Abstract:

Laser Assisted Microwave Plasma Processing (LAMPP)1 is a new method for direct sintering and melting a ceramic coating on top of a high temperature resistant ceramic substrate. A spatially well-confined laser beam is used to ignite and localize a microwave plasma plum at the surface of the substrate and melt a ceramic powder deposited by slip casting to form a dense coating. The phenomena underlying ignition and sustainment of the plasma are described with respect to Laser Induced Brake-Down and Microwave Induced Brake-Down, respectively. Refractory ceramics used in glass tanks are prone to corrosion by the glass melt.

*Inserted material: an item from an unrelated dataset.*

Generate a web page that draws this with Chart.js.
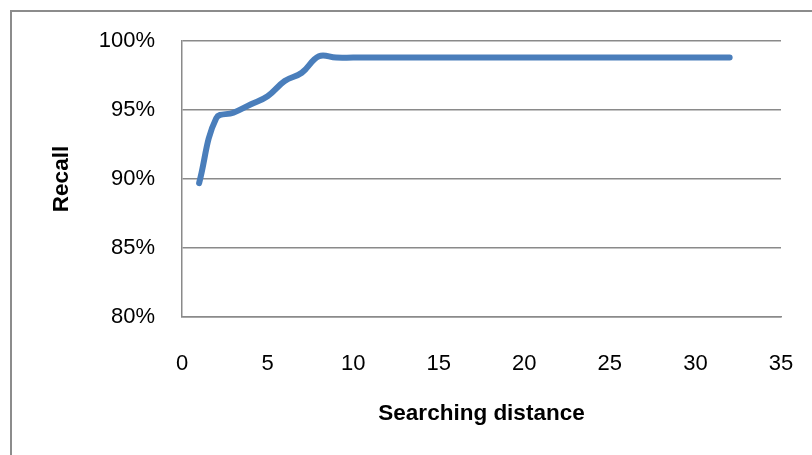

The paper presents results on corrosion resistance of refractory zirconia-mullite ceramics (so called AZS ceramic) with a dense 8Y-ZrO2-coating in E-glass melts as compared to non-coated ones, at temperature of 1300 – 1500 °C. The role of the compositional gradient is discussed with respect to known glass corrosion mechanisms and the rapid solidification of the ceramic melt upon processing. Different microstructures are obtained depending upon the number of individual layers of Zirconia deposited onto the surface of the refractory. Coatings of up to mm thickness can be deposited by LAMPP, with a very good bonding and interphase containing interlocked Zirconia dendrites. Such microstructure retards the corrosion of the ceramic significantly.